Once again we did a circular walk and topped it off with some more dipping. This time there was no lake, just a stream big enough to lay down and immerse. Nat said that it felt almost cheeky to dip there and we wondered whether that particular spot has seen any naked walkers before? I looked so inviting, I am pretty sure that it has.


           Cheeky dipping spot to finish off the excellent weekend 

I produced exactly zero rubbish the whole weekend. I wasted no food either which means that I have packed just right and exactly what I needed. My Zero Waste essentials are proving even more versatile and I am starting to get sleeker in terms of preparation and packing for adventures. It goes to show that adventure doesn’t have to have the plastic stamp attached to it! I have also picked up some trash as I was walking, there were plastic bottles up Crib Goch and top of Snowdon as well as random bits of rubbish on the path.



 If there was a competition for the best lunch on the hills, I would probably win:)  

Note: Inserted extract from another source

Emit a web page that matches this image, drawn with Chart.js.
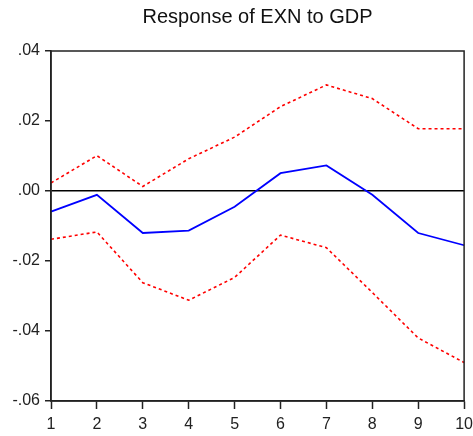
<!DOCTYPE html>
<html>
<head>
<meta charset="utf-8">
<script src="https://cdn.jsdelivr.net/npm/chart.js@4"></script>
<style>
  html, body { margin: 0; padding: 0; background: #fff; }
  canvas { display: block; }
</style>
</head>
<body>
<canvas id="c" width="473" height="436"></canvas>
<script>
const periods = ['1','2','3','4','5','6','7','8','9','10'];
const response = [-0.0059, -0.0011, -0.0120, -0.0113, -0.0045, 0.0051, 0.0073, -0.0011, -0.0120, -0.0155];
const upperBand = [0.0023, 0.0101, 0.0013, 0.0092, 0.0154, 0.0241, 0.0303, 0.0264, 0.0178, 0.0178];
const lowerBand = [-0.0138, -0.0117, -0.0262, -0.0312, -0.0247, -0.0126, -0.0162, -0.0290, -0.0420, -0.0490];
const titleText = 'Response of EXN to GDP';

const framePlugin = {
  id: 'frame',
  afterDatasetsDraw(chart) {
    const a = chart.chartArea;
    const ctx = chart.ctx;
    ctx.save();
    ctx.strokeStyle = '#222';
    ctx.lineWidth = 1.5;
    ctx.strokeRect(a.left, a.top, a.right - a.left, a.bottom - a.top);
    ctx.restore();
  }
};

function fmt(v) {
  let s = Number(v).toFixed(2);
  return s.replace('0.', '.');
}

new Chart(document.getElementById('c'), {
  type: 'line',
  data: {
    labels: periods,
    datasets: [
      { data: upperBand, borderColor: '#ff0000', borderWidth: 1.6, borderDash: [3, 3], pointRadius: 0, tension: 0, fill: false },
      { data: lowerBand, borderColor: '#ff0000', borderWidth: 1.6, borderDash: [3, 3], pointRadius: 0, tension: 0, fill: false },
      { data: response, borderColor: '#0000ff', borderWidth: 1.8, pointRadius: 0, tension: 0, fill: false }
    ]
  },
  options: {
    responsive: false,
    animation: false,
    layout: { padding: { left: 0, right: 7, top: 0, bottom: 0 } },
    plugins: {
      legend: { display: false },
      tooltip: { enabled: false },
      title: {
        display: true,
        text: titleText,
        fullSize: false,
        color: '#111',
        font: { family: 'Liberation Sans', size: 20, weight: 'normal' },
        padding: { top: 5, bottom: 22 }
      }
    },
    scales: {
      x: {
        offset: false,
        afterFit(s) { s.height = 35; },
        border: { display: true, color: '#222', width: 1.5 },
        grid: { drawOnChartArea: false, drawTicks: true, tickLength: 8, tickColor: '#222', tickWidth: 1.5 },
        ticks: { color: '#222', padding: 0, maxRotation: 0, autoSkip: false, font: { family: 'Liberation Sans', size: 16, lineHeight: 2.0 } }
      },
      y: {
        min: -0.06,
        max: 0.04,
        afterFit(s) { s.width = 51; },
        border: { display: true, color: '#222', width: 1.5 },
        grid: {
          drawOnChartArea: true,
          drawTicks: true,
          tickLength: 6,
          tickColor: '#222',
          tickWidth: 1.5,
          lineWidth: 1.5,
          color: (ctx) => (ctx.tick && Math.abs(ctx.tick.value) < 1e-9) ? '#000' : 'rgba(0,0,0,0)'
        },
        ticks: {
          stepSize: 0.02,
          color: '#222',
          padding: 5,
          font: { family: 'Liberation Sans', size: 16 },
          callback: (v) => fmt(v)
        }
      }
    }
  },
  plugins: [framePlugin]
});
</script>
</body>
</html>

Considering that we had no plans the day before, this microadventure turned out to be just amazing. We have both challenged ourselves and spent some good time together, chatting all day until we sorted the world and we both felt like we have reset ourselves. Did I find it as scary as I thought? In places, it was definitely scary and you need to be careful and do things within your abilities but I can tell you that it was a lot worse in my head before I set off. It makes me wonder, how many things do I not do in life because I have the wrong perception of it? Yes, some things are dangerous and have a risk attached to it but often we inflate it in our minds. I was expecting crippling fear and vertigo the whole way and instead, I found all of that but on a much, much smaller and manageable scale and a huge rush of joy and a childlike appreciation for such a basic instinct- to climb some rocks. I am a convert.